WHAT THE TASK REQUIRES
Starting at the line containing "Reproduce this chart with matplotlib." and ending at the line containing "from matplotlib.colors import", reproduce each line exactly as written, with both end lines included and all pictures omitted.

INFORMATION SHOWN

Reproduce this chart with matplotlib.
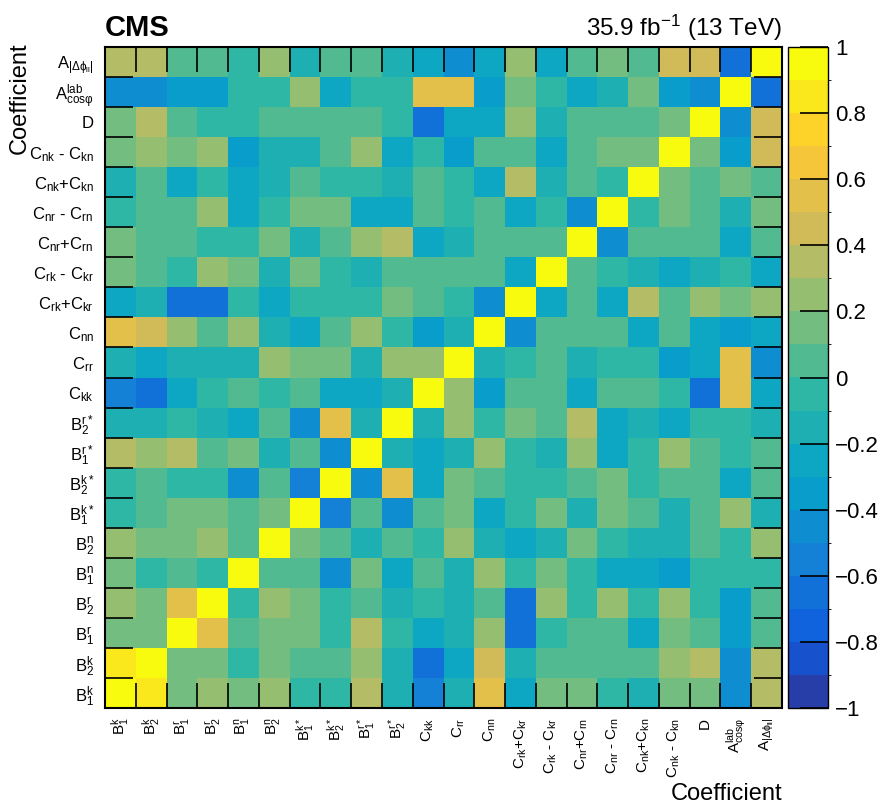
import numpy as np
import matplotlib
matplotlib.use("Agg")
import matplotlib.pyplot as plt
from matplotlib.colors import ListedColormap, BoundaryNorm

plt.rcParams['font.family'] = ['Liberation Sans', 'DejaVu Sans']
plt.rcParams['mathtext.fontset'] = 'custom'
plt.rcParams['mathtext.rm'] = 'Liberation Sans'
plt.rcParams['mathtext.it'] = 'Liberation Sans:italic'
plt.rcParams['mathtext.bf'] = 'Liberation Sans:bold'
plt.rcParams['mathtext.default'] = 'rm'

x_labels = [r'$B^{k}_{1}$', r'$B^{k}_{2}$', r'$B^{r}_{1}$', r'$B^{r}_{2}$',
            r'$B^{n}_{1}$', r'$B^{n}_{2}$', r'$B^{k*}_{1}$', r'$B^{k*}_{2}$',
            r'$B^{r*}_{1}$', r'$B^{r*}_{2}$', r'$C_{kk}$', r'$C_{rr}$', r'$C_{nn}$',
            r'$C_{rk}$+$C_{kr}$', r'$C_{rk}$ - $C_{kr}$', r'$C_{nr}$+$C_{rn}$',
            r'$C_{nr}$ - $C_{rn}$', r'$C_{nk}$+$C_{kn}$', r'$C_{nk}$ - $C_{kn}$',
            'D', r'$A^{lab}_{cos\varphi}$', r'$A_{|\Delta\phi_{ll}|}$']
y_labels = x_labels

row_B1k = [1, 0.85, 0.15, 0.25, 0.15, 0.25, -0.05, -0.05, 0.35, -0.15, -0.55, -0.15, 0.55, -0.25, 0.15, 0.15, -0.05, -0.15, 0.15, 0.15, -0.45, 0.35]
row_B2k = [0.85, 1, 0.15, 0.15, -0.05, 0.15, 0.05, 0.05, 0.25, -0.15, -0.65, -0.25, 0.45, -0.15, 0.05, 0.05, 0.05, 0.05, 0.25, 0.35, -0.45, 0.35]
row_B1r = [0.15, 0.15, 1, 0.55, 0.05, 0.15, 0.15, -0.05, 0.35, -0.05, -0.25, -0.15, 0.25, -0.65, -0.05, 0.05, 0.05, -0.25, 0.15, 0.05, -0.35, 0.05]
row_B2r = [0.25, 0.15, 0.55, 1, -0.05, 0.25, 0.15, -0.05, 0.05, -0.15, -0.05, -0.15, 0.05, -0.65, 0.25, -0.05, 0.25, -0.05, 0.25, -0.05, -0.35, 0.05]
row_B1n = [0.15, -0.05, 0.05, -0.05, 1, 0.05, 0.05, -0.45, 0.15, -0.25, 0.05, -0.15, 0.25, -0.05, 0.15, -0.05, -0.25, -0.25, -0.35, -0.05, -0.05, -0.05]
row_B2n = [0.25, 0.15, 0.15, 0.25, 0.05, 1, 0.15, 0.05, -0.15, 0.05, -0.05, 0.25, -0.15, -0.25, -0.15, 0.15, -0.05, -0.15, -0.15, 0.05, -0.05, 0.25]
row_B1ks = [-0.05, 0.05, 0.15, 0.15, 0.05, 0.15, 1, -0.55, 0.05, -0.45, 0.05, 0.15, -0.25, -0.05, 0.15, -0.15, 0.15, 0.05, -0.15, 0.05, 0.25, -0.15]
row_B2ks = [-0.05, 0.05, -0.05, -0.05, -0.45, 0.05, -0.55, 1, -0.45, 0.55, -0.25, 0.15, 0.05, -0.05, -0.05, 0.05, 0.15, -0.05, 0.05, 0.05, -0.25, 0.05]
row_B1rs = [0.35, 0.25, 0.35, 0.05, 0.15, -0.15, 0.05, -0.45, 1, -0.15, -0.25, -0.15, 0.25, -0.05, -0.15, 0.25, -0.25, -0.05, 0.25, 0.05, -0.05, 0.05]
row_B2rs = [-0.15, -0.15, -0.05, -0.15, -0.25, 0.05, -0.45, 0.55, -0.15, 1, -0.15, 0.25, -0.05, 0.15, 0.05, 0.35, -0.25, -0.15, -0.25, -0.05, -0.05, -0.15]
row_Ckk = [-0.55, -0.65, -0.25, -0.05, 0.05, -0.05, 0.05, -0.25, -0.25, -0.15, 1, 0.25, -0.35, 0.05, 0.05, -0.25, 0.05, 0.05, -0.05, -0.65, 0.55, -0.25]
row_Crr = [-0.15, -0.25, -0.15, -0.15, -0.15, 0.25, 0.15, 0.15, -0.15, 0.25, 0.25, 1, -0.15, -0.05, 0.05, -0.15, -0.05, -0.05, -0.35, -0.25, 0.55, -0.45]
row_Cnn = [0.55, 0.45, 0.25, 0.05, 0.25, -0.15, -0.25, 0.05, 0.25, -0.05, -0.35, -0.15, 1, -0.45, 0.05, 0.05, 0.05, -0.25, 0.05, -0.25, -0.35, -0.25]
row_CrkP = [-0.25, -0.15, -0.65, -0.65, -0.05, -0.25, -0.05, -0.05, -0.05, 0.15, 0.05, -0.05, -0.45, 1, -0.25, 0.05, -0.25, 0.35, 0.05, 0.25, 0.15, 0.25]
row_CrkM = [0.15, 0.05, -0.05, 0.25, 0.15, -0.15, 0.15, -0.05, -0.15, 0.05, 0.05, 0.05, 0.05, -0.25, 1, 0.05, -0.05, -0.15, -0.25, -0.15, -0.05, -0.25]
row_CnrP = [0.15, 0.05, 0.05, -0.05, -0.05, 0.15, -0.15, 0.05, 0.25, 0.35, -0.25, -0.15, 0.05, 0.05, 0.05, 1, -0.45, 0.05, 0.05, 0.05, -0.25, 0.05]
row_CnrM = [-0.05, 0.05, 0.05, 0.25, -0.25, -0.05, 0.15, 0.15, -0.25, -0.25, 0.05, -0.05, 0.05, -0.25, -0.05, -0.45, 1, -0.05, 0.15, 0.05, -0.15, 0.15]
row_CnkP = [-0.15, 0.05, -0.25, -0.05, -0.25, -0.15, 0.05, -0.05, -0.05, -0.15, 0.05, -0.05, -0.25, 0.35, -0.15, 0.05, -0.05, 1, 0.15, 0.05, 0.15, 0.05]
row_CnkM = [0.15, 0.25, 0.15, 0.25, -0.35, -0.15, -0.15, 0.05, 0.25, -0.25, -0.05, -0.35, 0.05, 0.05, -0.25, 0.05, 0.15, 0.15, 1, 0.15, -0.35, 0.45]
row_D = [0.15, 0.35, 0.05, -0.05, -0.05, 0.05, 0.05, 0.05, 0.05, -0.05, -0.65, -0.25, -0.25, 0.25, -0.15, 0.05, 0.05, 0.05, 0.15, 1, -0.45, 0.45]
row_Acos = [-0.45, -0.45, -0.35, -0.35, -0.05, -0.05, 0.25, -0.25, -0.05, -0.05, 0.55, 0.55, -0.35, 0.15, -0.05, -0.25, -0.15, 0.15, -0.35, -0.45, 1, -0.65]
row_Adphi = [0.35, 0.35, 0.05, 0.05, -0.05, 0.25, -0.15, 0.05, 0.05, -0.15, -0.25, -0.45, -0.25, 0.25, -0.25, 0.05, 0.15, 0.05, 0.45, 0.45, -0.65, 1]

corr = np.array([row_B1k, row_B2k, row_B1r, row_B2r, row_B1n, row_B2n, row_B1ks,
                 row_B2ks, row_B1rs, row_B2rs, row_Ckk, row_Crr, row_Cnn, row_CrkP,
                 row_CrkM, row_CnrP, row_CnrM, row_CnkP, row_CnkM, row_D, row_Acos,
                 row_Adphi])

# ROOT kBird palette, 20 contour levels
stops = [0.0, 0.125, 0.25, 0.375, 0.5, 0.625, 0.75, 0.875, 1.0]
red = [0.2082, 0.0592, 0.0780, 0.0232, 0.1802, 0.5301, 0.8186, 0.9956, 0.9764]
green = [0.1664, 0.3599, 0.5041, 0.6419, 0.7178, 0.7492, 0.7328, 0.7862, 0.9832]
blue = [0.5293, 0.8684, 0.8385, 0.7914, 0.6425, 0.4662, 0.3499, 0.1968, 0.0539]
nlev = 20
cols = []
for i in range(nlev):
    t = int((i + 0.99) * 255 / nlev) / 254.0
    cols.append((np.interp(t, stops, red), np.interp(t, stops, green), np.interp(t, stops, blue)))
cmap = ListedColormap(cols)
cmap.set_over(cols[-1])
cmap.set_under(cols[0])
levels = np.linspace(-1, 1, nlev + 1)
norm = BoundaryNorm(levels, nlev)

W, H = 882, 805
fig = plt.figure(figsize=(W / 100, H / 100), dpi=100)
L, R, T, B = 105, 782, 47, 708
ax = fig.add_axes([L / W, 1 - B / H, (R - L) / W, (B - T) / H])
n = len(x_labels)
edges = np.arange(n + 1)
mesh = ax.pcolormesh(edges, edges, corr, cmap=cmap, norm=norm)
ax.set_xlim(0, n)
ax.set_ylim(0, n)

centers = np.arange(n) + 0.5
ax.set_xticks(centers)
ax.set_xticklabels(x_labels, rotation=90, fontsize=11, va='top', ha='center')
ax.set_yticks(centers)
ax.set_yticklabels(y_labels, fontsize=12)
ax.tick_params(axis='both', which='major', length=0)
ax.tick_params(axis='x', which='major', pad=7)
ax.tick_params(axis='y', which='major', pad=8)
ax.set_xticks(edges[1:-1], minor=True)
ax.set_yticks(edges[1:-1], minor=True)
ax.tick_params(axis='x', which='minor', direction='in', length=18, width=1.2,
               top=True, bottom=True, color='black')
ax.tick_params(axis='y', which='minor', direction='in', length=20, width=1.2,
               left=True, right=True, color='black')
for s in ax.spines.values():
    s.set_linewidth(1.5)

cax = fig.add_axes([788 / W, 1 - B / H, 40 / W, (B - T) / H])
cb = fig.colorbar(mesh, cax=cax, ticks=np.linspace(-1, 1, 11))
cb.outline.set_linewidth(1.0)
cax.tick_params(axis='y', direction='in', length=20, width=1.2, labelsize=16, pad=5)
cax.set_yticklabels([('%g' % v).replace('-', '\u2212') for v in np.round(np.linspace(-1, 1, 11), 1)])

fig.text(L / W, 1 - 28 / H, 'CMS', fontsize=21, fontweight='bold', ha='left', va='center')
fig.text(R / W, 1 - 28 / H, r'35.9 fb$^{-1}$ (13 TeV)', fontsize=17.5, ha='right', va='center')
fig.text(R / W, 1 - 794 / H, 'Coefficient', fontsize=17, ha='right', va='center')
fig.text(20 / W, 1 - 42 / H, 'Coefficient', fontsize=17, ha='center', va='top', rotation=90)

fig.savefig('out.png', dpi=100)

* * *

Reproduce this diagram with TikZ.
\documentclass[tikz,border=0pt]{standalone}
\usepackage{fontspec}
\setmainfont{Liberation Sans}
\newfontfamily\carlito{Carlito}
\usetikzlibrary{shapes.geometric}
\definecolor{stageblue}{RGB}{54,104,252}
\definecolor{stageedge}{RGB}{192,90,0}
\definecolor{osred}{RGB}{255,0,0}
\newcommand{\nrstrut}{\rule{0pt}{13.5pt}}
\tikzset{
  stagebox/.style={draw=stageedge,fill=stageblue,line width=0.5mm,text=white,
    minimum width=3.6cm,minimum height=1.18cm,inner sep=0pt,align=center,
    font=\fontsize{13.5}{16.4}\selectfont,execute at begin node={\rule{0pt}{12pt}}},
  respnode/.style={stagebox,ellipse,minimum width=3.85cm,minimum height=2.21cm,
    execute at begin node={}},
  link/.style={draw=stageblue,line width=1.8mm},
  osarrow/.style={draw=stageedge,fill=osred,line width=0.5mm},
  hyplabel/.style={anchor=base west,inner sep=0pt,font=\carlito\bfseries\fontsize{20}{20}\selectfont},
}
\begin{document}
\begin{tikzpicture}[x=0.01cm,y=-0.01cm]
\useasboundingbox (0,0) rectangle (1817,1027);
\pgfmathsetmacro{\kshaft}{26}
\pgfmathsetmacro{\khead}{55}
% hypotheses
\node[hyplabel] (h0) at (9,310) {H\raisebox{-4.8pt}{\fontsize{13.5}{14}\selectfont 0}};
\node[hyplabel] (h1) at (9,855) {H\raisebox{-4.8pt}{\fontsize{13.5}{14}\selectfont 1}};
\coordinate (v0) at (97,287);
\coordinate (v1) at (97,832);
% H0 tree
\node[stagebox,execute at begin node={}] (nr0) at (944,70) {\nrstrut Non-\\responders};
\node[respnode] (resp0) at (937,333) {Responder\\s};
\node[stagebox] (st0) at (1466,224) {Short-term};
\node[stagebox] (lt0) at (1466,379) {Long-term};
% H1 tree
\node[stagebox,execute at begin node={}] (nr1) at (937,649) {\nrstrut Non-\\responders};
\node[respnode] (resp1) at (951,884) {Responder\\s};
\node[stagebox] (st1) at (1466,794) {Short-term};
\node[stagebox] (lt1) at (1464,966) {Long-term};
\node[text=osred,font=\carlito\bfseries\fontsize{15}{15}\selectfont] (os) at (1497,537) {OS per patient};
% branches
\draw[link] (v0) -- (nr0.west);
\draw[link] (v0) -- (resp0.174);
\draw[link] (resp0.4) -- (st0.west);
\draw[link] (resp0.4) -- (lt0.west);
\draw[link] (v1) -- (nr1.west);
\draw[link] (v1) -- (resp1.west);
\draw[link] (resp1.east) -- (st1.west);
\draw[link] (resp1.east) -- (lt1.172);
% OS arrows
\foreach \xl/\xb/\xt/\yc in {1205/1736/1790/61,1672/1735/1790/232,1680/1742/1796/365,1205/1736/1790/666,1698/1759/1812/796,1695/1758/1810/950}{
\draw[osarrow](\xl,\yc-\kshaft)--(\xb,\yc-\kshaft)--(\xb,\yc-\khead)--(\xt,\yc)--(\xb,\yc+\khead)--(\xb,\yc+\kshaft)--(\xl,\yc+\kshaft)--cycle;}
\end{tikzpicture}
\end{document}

SOLUTION FOR THIS PROBLEM
Reproduce this chart with matplotlib.
import numpy as np
import matplotlib
matplotlib.use("Agg")
import matplotlib.pyplot as plt
from matplotlib.colors import ListedColormap, BoundaryNorm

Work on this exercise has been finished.